WHAT IS ASKED - Copy exactly the lines that run from the top of the listing to the line containing "import plotly.graph_objects as go", both ends included, and omit the pictures.
>>>
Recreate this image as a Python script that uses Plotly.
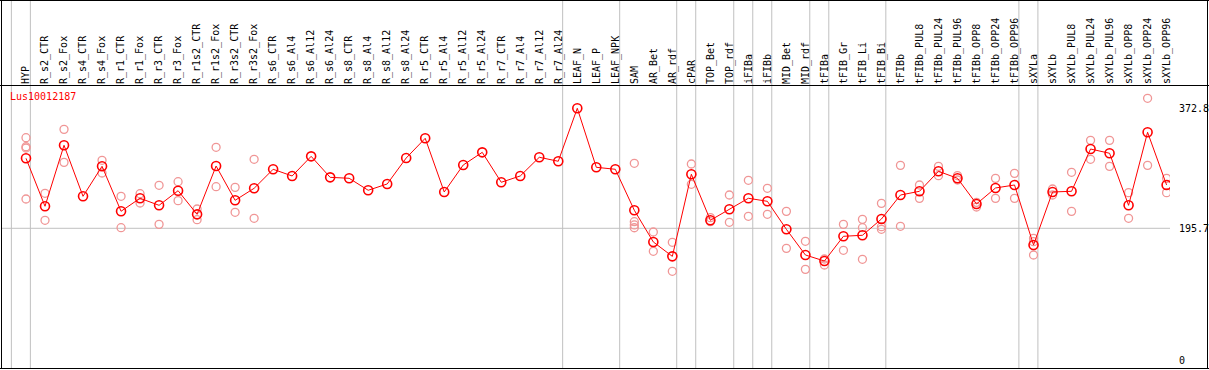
import plotly.graph_objects as go

categories = ["HYP", "R_s2_CTR", "R_s2_Fox", "R_s4_CTR", "R_s4_Fox", "R_r1_CTR", "R_r1_Fox",
              "R_r3_CTR", "R_r3_Fox", "R_r1s2_CTR", "R_r1s2_Fox", "R_r3s2_CTR", "R_r3s2_Fox",
              "R_s6_CTR", "R_s6_Al4", "R_s6_Al12", "R_s6_Al24", "R_s8_CTR", "R_s8_Al4",
              "R_s8_Al12", "R_s8_Al24", "R_r5_CTR", "R_r5_Al4", "R_r5_Al12", "R_r5_Al24",
              "R_r7_CTR", "R_r7_Al4", "R_r7_Al12", "R_r7_Al24", "LEAF_N", "LEAF_P", "LEAF_NPK",
              "SAM", "AR_Bet", "AR_rdf", "cPAR", "TOP_Bet", "TOP_rdf", "iFIBa", "iFIBb",
              "MID_Bet", "MID_rdf", "tFIBa", "tFIB_Gr", "tFIB_Li", "tFIB_Bi", "tFIBb",
              "tFIBb_PUL8", "tFIBb_PUL24", "tFIBb_PUL96", "tFIBb_OPP8", "tFIBb_OPP24",
              "tFIBb_OPP96", "sXYLa", "sXYLb", "sXYLb_PUL8", "sXYLb_PUL24", "sXYLb_PUL96",
              "sXYLb_OPP8", "sXYLb_OPP24", "sXYLb_OPP96"]

mean_values = [299.0, 228.2, 318.2, 242.9, 287.2, 220.8, 240.0, 229.6, 251.2, 216.3, 287.6,
               237.0, 254.7, 282.8, 272.9, 301.9, 270.9, 269.5, 251.8, 261.1, 299.4, 328.5,
               249.3, 289.1, 307.8, 263.6, 272.9, 300.5, 294.6, 372.8, 285.7, 282.8, 222.3,
               175.5, 154.3, 275.4, 207.5, 223.7, 240.0, 235.5, 194.2, 156.3, 147.4, 183.9,
               185.4, 209.4, 244.8, 250.3, 279.8, 269.5, 231.6, 255.2, 259.6, 171.0, 249.3,
               250.3, 312.7, 306.4, 229.6, 337.4, 259.6]

# replicate samples (category name, value)
replicate_cats = ["HYP", "HYP", "HYP", "HYP",
                  "R_s2_CTR", "R_s2_CTR", "R_s2_Fox", "R_s2_Fox", "R_s4_Fox", "R_s4_Fox",
                  "R_r1_CTR", "R_r1_CTR", "R_r1_Fox", "R_r1_Fox", "R_r3_CTR", "R_r3_CTR",
                  "R_r3_Fox", "R_r3_Fox", "R_r1s2_CTR", "R_r1s2_CTR", "R_r1s2_Fox", "R_r1s2_Fox",
                  "R_r3s2_CTR", "R_r3s2_CTR", "R_r3s2_Fox", "R_r3s2_Fox",
                  "SAM", "SAM", "SAM", "SAM", "AR_Bet", "AR_Bet", "AR_rdf", "AR_rdf",
                  "cPAR", "cPAR", "TOP_Bet", "TOP_Bet", "TOP_rdf", "TOP_rdf", "iFIBa", "iFIBa",
                  "iFIBb", "iFIBb", "MID_Bet", "MID_Bet", "MID_rdf", "MID_rdf", "tFIBa", "tFIBa",
                  "tFIB_Gr", "tFIB_Gr", "tFIB_Li", "tFIB_Li", "tFIB_Li",
                  "tFIB_Bi", "tFIB_Bi", "tFIB_Bi", "tFIBb", "tFIBb",
                  "tFIBb_PUL8", "tFIBb_PUL8", "tFIBb_PUL24", "tFIBb_PUL24",
                  "tFIBb_PUL96", "tFIBb_PUL96", "tFIBb_OPP8", "tFIBb_OPP8",
                  "tFIBb_OPP24", "tFIBb_OPP24", "tFIBb_OPP96", "tFIBb_OPP96",
                  "sXYLa", "sXYLa", "sXYLa", "sXYLb", "sXYLb",
                  "sXYLb_PUL8", "sXYLb_PUL8", "sXYLb_PUL24", "sXYLb_PUL24",
                  "sXYLb_PUL96", "sXYLb_PUL96", "sXYLb_OPP8", "sXYLb_OPP8",
                  "sXYLb_OPP24", "sXYLb_OPP24", "sXYLb_OPP96", "sXYLb_OPP96"]
replicate_values = [329.4, 316.1, 314.2, 238.9,
                    247.3, 207.5, 341.7, 293.0, 296.0, 277.3,
                    242.9, 196.6, 246.8, 233.0, 259.1, 201.5,
                    264.5, 236.5, 224.2, 208.4, 315.2, 257.1,
                    256.1, 219.3, 297.5, 210.4,
                    291.6, 205.4, 200.6, 196.5, 190.2, 161.7, 175.0, 132.2,
                    290.6, 260.6, 211.4, 205.5, 244.8, 204.5, 266.5, 213.4,
                    254.7, 216.3, 220.7, 166.1, 176.5, 135.1, 150.4, 141.5,
                    201.5, 163.2, 208.9, 196.6, 149.9,
                    232.5, 198.1, 194.2, 288.6, 198.6,
                    259.6, 239.9, 287.1, 273.4,
                    273.4, 267.0, 234.0, 227.1,
                    269.4, 239.9, 276.8, 239.9,
                    180.9, 175.9, 156.3, 253.7, 244.8,
                    278.3, 220.7, 325.5, 297.5,
                    325.5, 287.1, 248.3, 210.4,
                    387.5, 288.6, 269.4, 248.3]

# group separators placed after these category names
separator_after = ["HYP", "R_r7_Al24", "LEAF_NPK", "AR_rdf", "cPAR", "TOP_rdf", "iFIBa",
                   "iFIBb", "MID_rdf", "tFIBa", "tFIB_Bi", "tFIBb_OPP96", "sXYLa", "sXYLb_OPP96"]

y_tick_values = [372.8, 195.7, 0]
series_name = "Lus10012187"

idx = {c: i for i, c in enumerate(categories)}
W, H = 1209, 370
ML, MR, MT, MB = 2, 39, 85, 2
PW = W - ML - MR
PH = H - MT - MB

X0, X1 = -1.2625, -1.2625 + PW / 19.01
Y0, Y1 = -10.48, -10.48 + PH / 0.6776

def px_x(px):
    return (px - ML) / PW

def px_y(py):
    return (H - MB - py) / PH

fig = go.Figure()

fig.add_trace(go.Scatter(
    x=[idx[c] for c in replicate_cats], y=replicate_values, mode="markers",
    marker=dict(symbol="circle-open", size=8, color="rgb(240,150,150)",
                line=dict(width=1.3, color="rgb(240,150,150)")),
    showlegend=False, hoverinfo="skip"))

fig.add_trace(go.Scatter(
    x=list(range(len(categories))), y=mean_values, mode="lines+markers",
    line=dict(color="red", width=1),
    marker=dict(symbol="circle-open", size=9, color="red",
                line=dict(width=1.6, color="red")),
    name=series_name, showlegend=False))

shapes = []
grey = "#c0c0c0"
seps = [-1] + [idx[c] for c in separator_after]
for s in seps:
    shapes.append(dict(type="line", xref="x", yref="paper", x0=s + 0.23, x1=s + 0.23,
                       y0=0, y1=px_y(0), line=dict(color=grey, width=1), layer="below"))
# horizontal grid at middle value
shapes.append(dict(type="line", xref="paper", yref="y", x0=0, x1=1,
                   y0=y_tick_values[1], y1=y_tick_values[1],
                   line=dict(color=grey, width=1), layer="below"))
# frame lines
black = "black"
shapes.append(dict(type="line", xref="paper", yref="paper", x0=px_x(0), x1=px_x(W),
                   y0=px_y(85.5), y1=px_y(85.5), line=dict(color=black, width=1)))
shapes.append(dict(type="line", xref="paper", yref="paper", x0=px_x(0), x1=px_x(W),
                   y0=px_y(0.5), y1=px_y(0.5), line=dict(color=black, width=1)))
shapes.append(dict(type="line", xref="paper", yref="paper", x0=px_x(0), x1=px_x(W),
                   y0=px_y(368.5), y1=px_y(368.5), line=dict(color=black, width=1)))
shapes.append(dict(type="line", xref="paper", yref="paper", x0=px_x(1.5), x1=px_x(1.5),
                   y0=px_y(0), y1=px_y(369), line=dict(color=black, width=1)))
shapes.append(dict(type="line", xref="paper", yref="paper", x0=px_x(1207.5), x1=px_x(1207.5),
                   y0=px_y(0), y1=px_y(369), line=dict(color=black, width=1)))

annotations = []
for v in y_tick_values:
    annotations.append(dict(xref="paper", yref="y", x=px_x(1177), y=v, text=str(v),
                            xanchor="left", yanchor="middle", showarrow=False,
                            font=dict(family="DejaVu Sans Mono", size=10, color="black")))
annotations.append(dict(xref="paper", yref="paper", x=px_x(8), y=px_y(97), text=series_name,
                        xanchor="left", yanchor="middle", showarrow=False,
                        font=dict(family="DejaVu Sans Mono", size=10, color="red")))

fig.update_layout(
    width=W, height=H, margin=dict(l=ML, r=MR, t=MT, b=MB, pad=0),
    paper_bgcolor="white", plot_bgcolor="white",
    xaxis=dict(range=[X0, X1], side="top", tickmode="array",
               tickvals=list(range(len(categories))), ticktext=categories,
               tickangle=-90, ticks="", showgrid=False, zeroline=False, showline=False,
               tickfont=dict(family="DejaVu Sans Mono", size=10, color="black"),
               automargin=False, fixedrange=True),
    yaxis=dict(range=[Y0, Y1], showticklabels=False, ticks="", showgrid=False,
               zeroline=False, showline=False, automargin=False, fixedrange=True),
    shapes=shapes, annotations=annotations, showlegend=False,
)

fig.write_html("out.html", config={"displayModeBar": False},
               post_script="document.body.style.margin='0';")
<<<
ANSWER TO THE TASK -
Recreate this image as a Python script that uses Plotly.
import plotly.graph_objects as go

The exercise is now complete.